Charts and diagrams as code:
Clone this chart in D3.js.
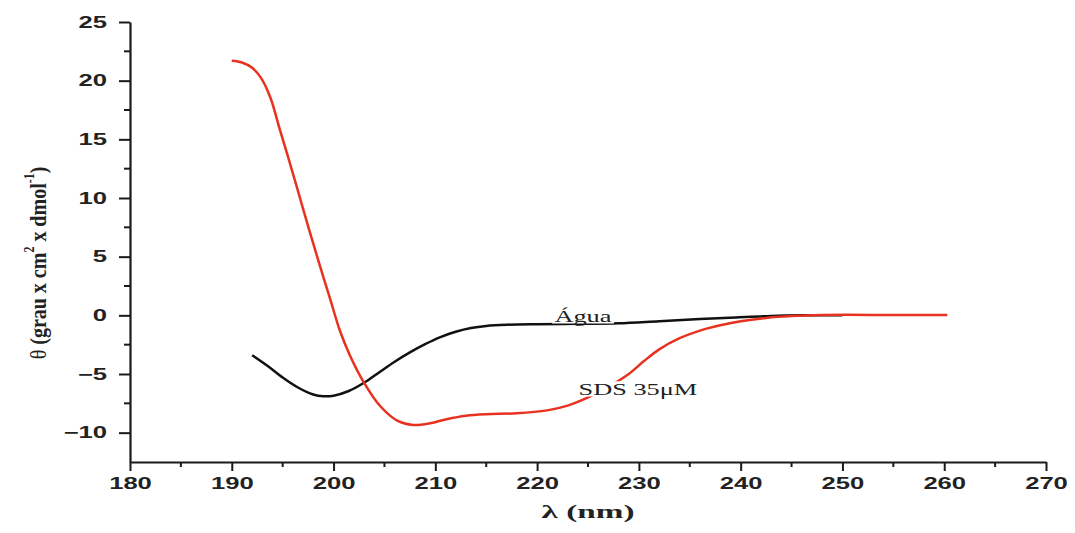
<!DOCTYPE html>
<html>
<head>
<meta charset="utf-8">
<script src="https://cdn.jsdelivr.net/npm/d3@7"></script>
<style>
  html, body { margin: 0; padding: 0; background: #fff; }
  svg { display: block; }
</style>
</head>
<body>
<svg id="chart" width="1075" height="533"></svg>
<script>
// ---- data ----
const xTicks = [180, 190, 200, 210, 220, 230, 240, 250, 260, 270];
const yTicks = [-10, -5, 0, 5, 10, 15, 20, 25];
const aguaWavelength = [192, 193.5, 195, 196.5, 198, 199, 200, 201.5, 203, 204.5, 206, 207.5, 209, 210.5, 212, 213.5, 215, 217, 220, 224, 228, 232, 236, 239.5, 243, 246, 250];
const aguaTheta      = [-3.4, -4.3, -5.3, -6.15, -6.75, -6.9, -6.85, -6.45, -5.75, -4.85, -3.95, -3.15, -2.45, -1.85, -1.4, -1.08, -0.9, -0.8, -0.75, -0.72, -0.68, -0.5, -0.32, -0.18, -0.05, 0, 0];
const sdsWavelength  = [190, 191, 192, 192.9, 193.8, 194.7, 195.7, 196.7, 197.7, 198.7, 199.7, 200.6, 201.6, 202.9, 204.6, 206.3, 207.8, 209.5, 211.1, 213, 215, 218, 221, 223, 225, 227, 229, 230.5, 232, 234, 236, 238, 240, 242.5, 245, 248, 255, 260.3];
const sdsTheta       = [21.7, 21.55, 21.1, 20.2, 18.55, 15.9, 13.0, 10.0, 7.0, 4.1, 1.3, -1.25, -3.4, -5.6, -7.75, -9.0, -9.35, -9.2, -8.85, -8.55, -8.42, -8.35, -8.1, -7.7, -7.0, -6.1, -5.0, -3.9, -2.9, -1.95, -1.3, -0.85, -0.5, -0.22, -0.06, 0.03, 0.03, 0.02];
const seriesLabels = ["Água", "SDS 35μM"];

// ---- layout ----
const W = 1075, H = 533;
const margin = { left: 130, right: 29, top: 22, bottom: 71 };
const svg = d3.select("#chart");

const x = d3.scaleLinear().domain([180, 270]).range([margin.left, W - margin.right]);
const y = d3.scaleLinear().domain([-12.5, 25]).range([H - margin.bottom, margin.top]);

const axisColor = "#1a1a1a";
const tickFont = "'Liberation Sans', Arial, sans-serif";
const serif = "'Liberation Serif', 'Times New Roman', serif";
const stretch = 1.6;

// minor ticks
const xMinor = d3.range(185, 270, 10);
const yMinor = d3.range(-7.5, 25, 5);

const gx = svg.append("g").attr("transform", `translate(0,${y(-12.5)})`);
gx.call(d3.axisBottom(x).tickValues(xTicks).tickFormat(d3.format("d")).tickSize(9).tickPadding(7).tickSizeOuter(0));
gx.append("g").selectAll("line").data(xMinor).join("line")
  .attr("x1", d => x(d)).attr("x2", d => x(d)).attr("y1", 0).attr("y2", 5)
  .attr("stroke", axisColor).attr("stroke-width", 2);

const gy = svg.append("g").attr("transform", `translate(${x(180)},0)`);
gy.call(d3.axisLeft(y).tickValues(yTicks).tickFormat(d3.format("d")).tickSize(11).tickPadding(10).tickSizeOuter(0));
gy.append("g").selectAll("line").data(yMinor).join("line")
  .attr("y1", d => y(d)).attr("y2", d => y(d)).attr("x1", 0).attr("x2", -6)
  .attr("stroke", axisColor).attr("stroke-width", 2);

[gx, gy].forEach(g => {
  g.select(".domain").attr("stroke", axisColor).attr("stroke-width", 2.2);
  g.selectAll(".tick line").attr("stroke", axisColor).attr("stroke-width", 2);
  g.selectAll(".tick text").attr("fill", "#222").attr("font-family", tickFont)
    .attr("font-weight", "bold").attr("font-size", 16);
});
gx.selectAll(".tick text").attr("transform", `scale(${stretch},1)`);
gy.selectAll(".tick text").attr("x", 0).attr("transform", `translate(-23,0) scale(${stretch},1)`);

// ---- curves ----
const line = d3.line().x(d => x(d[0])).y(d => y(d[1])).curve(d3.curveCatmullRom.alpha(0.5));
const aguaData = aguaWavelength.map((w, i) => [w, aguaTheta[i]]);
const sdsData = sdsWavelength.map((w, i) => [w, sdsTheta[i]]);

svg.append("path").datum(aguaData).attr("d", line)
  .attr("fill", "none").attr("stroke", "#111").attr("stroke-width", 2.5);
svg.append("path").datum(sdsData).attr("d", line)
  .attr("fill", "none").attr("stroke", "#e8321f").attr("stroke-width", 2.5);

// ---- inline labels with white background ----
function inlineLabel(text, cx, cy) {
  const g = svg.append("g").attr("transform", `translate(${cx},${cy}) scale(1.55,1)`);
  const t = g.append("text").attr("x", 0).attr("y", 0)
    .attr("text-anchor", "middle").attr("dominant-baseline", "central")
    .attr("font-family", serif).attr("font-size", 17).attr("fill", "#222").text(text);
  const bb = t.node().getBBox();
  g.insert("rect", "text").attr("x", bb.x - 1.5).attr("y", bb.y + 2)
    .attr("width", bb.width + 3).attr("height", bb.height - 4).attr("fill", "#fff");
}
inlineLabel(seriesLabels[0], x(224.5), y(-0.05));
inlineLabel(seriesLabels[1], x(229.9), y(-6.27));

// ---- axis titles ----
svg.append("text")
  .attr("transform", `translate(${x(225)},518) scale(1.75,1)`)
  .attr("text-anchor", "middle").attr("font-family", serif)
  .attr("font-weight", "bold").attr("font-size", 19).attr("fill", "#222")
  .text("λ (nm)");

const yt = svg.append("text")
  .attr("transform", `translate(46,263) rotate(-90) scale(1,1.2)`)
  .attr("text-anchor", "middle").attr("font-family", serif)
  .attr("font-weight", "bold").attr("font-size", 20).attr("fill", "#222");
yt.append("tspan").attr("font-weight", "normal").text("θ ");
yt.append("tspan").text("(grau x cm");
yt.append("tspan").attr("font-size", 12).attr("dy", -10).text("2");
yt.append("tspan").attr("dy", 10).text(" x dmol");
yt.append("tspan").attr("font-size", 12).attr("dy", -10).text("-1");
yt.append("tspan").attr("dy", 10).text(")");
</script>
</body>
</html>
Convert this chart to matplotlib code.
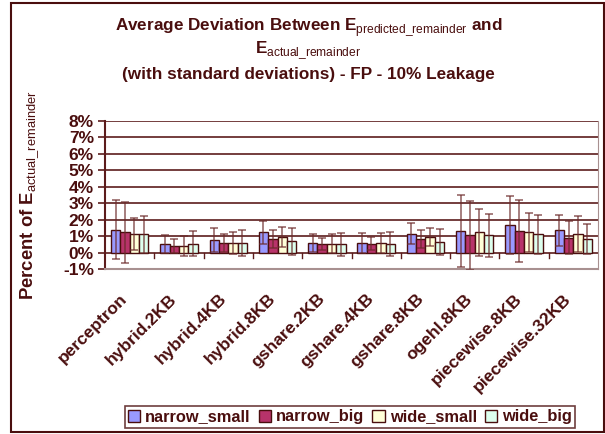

Goal of the exercise
Repeat the material above in full and exactly, omitting the pictures.

Answer below
Clone this chart in D3.js.
<!DOCTYPE html>
<html>
<head>
<meta charset="utf-8">
<script src="https://cdn.jsdelivr.net/npm/d3@7"></script>
<style>
  html, body { margin: 0; padding: 0; background: #fff; }
  svg { display: block; }
</style>
</head>
<body>
<svg id="chart" width="1075" height="533"></svg>
<script>
// ---- data ----
const xTicks = [180, 190, 200, 210, 220, 230, 240, 250, 260, 270];
const yTicks = [-10, -5, 0, 5, 10, 15, 20, 25];
const aguaWavelength = [192, 193.5, 195, 196.5, 198, 199, 200, 201.5, 203, 204.5, 206, 207.5, 209, 210.5, 212, 213.5, 215, 217, 220, 224, 228, 232, 236, 239.5, 243, 246, 250];
const aguaTheta      = [-3.4, -4.3, -5.3, -6.15, -6.75, -6.9, -6.85, -6.45, -5.75, -4.85, -3.95, -3.15, -2.45, -1.85, -1.4, -1.08, -0.9, -0.8, -0.75, -0.72, -0.68, -0.5, -0.32, -0.18, -0.05, 0, 0];
const sdsWavelength  = [190, 191, 192, 192.9, 193.8, 194.7, 195.7, 196.7, 197.7, 198.7, 199.7, 200.6, 201.6, 202.9, 204.6, 206.3, 207.8, 209.5, 211.1, 213, 215, 218, 221, 223, 225, 227, 229, 230.5, 232, 234, 236, 238, 240, 242.5, 245, 248, 255, 260.3];
const sdsTheta       = [21.7, 21.55, 21.1, 20.2, 18.55, 15.9, 13.0, 10.0, 7.0, 4.1, 1.3, -1.25, -3.4, -5.6, -7.75, -9.0, -9.35, -9.2, -8.85, -8.55, -8.42, -8.35, -8.1, -7.7, -7.0, -6.1, -5.0, -3.9, -2.9, -1.95, -1.3, -0.85, -0.5, -0.22, -0.06, 0.03, 0.03, 0.02];
const seriesLabels = ["Água", "SDS 35μM"];

// ---- layout ----
const W = 1075, H = 533;
const margin = { left: 130, right: 29, top: 22, bottom: 71 };
const svg = d3.select("#chart");

const x = d3.scaleLinear().domain([180, 270]).range([margin.left, W - margin.right]);
const y = d3.scaleLinear().domain([-12.5, 25]).range([H - margin.bottom, margin.top]);

const axisColor = "#1a1a1a";
const tickFont = "'Liberation Sans', Arial, sans-serif";
const serif = "'Liberation Serif', 'Times New Roman', serif";
const stretch = 1.6;

// minor ticks
const xMinor = d3.range(185, 270, 10);
const yMinor = d3.range(-7.5, 25, 5);

const gx = svg.append("g").attr("transform", `translate(0,${y(-12.5)})`);
gx.call(d3.axisBottom(x).tickValues(xTicks).tickFormat(d3.format("d")).tickSize(9).tickPadding(7).tickSizeOuter(0));
gx.append("g").selectAll("line").data(xMinor).join("line")
  .attr("x1", d => x(d)).attr("x2", d => x(d)).attr("y1", 0).attr("y2", 5)
  .attr("stroke", axisColor).attr("stroke-width", 2);

const gy = svg.append("g").attr("transform", `translate(${x(180)},0)`);
gy.call(d3.axisLeft(y).tickValues(yTicks).tickFormat(d3.format("d")).tickSize(11).tickPadding(10).tickSizeOuter(0));
gy.append("g").selectAll("line").data(yMinor).join("line")
  .attr("y1", d => y(d)).attr("y2", d => y(d)).attr("x1", 0).attr("x2", -6)
  .attr("stroke", axisColor).attr("stroke-width", 2);

[gx, gy].forEach(g => {
  g.select(".domain").attr("stroke", axisColor).attr("stroke-width", 2.2);
  g.selectAll(".tick line").attr("stroke", axisColor).attr("stroke-width", 2);
  g.selectAll(".tick text").attr("fill", "#222").attr("font-family", tickFont)
    .attr("font-weight", "bold").attr("font-size", 16);
});
gx.selectAll(".tick text").attr("transform", `scale(${stretch},1)`);
gy.selectAll(".tick text").attr("x", 0).attr("transform", `translate(-23,0) scale(${stretch},1)`);

// ---- curves ----
const line = d3.line().x(d => x(d[0])).y(d => y(d[1])).curve(d3.curveCatmullRom.alpha(0.5));
const aguaData = aguaWavelength.map((w, i) => [w, aguaTheta[i]]);
const sdsData = sdsWavelength.map((w, i) => [w, sdsTheta[i]]);

svg.append("path").datum(aguaData).attr("d", line)
  .attr("fill", "none").attr("stroke", "#111").attr("stroke-width", 2.5);
svg.append("path").datum(sdsData).attr("d", line)
  .attr("fill", "none").attr("stroke", "#e8321f").attr("stroke-width", 2.5);

// ---- inline labels with white background ----
function inlineLabel(text, cx, cy) {
  const g = svg.append("g").attr("transform", `translate(${cx},${cy}) scale(1.55,1)`);
  const t = g.append("text").attr("x", 0).attr("y", 0)
    .attr("text-anchor", "middle").attr("dominant-baseline", "central")
    .attr("font-family", serif).attr("font-size", 17).attr("fill", "#222").text(text);
  const bb = t.node().getBBox();
  g.insert("rect", "text").attr("x", bb.x - 1.5).attr("y", bb.y + 2)
    .attr("width", bb.width + 3).attr("height", bb.height - 4).attr("fill", "#fff");
}
inlineLabel(seriesLabels[0], x(224.5), y(-0.05));
inlineLabel(seriesLabels[1], x(229.9), y(-6.27));

// ---- axis titles ----
svg.append("text")
  .attr("transform", `translate(${x(225)},518) scale(1.75,1)`)
  .attr("text-anchor", "middle").attr("font-family", serif)
  .attr("font-weight", "bold").attr("font-size", 19).attr("fill", "#222")
  .text("λ (nm)");

const yt = svg.append("text")
  .attr("transform", `translate(46,263) rotate(-90) scale(1,1.2)`)
  .attr("text-anchor", "middle").attr("font-family", serif)
  .attr("font-weight", "bold").attr("font-size", 20).attr("fill", "#222");
yt.append("tspan").attr("font-weight", "normal").text("θ ");
yt.append("tspan").text("(grau x cm");
yt.append("tspan").attr("font-size", 12).attr("dy", -10).text("2");
yt.append("tspan").attr("dy", 10).text(" x dmol");
yt.append("tspan").attr("font-size", 12).attr("dy", -10).text("-1");
yt.append("tspan").attr("dy", 10).text(")");
</script>
</body>
</html>
Convert this chart to matplotlib code.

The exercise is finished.